--- START Extracted material ---
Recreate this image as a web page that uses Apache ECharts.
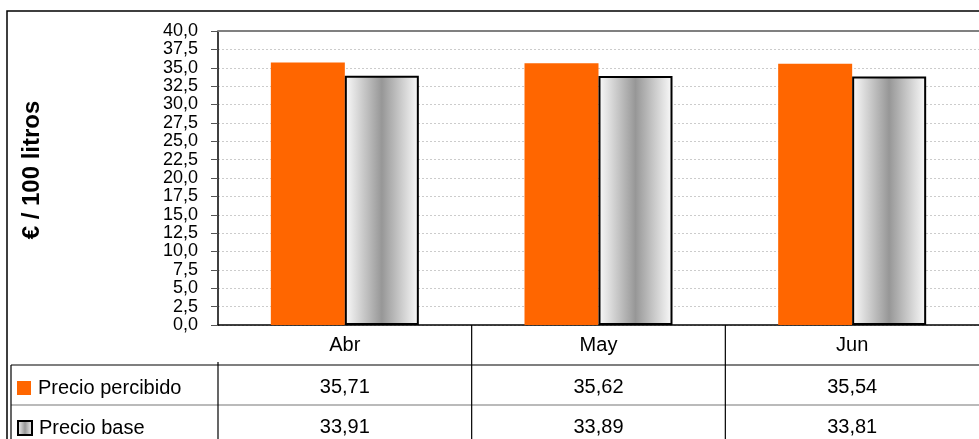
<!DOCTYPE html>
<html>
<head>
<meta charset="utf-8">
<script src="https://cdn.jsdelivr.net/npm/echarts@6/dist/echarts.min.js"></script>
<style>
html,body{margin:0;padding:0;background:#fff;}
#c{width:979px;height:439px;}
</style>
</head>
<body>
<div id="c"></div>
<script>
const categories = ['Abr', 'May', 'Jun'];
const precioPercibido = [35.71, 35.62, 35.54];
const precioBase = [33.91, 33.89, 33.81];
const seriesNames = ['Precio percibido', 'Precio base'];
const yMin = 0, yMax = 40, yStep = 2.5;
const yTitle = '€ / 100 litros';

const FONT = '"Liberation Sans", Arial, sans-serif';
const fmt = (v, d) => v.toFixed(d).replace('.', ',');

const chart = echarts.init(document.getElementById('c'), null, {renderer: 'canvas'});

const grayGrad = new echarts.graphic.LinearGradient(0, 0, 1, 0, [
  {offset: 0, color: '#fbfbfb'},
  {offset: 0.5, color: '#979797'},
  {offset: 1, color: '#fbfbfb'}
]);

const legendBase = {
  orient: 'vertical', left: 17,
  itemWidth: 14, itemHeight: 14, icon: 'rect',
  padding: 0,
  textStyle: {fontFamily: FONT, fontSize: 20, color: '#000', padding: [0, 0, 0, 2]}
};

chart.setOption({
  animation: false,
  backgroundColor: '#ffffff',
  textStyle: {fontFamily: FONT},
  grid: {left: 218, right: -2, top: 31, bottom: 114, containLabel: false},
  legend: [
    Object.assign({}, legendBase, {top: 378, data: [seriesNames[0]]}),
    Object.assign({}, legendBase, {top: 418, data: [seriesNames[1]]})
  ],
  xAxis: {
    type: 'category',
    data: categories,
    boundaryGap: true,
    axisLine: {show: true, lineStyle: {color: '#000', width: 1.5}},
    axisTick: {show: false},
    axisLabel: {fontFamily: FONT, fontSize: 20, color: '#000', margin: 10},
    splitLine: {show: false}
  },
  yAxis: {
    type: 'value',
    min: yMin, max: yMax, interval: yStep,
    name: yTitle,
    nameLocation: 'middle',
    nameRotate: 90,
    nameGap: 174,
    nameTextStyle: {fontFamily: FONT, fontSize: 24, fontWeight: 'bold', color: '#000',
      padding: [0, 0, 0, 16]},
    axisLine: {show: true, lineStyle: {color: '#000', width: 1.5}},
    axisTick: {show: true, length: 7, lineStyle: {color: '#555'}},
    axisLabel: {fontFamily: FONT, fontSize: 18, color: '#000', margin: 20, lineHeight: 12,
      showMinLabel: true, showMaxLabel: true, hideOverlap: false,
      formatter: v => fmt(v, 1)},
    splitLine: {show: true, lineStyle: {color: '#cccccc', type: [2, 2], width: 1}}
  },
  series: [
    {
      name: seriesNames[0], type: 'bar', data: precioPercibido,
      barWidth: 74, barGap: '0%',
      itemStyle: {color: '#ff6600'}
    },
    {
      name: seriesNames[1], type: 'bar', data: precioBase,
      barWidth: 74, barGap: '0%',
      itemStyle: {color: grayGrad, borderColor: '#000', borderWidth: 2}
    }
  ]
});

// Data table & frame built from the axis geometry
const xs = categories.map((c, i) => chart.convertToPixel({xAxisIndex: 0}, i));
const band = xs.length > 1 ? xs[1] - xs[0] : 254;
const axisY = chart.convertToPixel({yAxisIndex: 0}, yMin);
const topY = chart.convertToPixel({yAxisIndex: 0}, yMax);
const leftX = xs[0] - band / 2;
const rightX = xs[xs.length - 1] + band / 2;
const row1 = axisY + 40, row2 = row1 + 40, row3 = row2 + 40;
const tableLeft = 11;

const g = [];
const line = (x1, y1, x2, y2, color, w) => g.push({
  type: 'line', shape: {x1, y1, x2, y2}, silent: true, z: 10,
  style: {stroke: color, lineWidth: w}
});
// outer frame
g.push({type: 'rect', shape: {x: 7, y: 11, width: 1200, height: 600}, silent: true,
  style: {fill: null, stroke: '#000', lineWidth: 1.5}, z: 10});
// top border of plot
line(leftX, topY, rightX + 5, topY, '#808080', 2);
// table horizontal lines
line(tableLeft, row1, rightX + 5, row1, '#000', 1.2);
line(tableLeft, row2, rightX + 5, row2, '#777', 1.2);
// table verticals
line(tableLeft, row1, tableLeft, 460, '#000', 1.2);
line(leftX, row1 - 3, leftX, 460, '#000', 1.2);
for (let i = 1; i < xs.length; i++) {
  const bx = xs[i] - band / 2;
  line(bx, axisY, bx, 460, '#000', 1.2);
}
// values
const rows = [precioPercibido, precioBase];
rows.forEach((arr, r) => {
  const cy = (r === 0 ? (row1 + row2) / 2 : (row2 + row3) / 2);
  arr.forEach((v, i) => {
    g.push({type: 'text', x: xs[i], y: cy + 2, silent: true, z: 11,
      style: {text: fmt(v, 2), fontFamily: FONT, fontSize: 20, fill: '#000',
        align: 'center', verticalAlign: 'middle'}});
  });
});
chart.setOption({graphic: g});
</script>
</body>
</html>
--- END Extracted material ---
--- START Extracted material ---
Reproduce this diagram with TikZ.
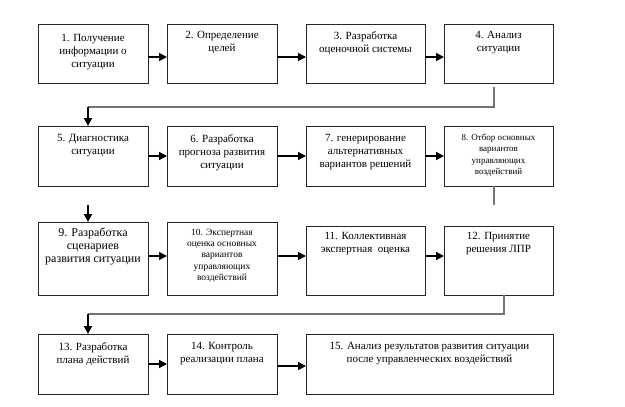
--- END Extracted material ---
**Problem details**
Keep only those lines of the records that hold "this", and return them.

**Final result**
Recreate this image as a web page that uses Apache ECharts.
Reproduce this diagram with TikZ.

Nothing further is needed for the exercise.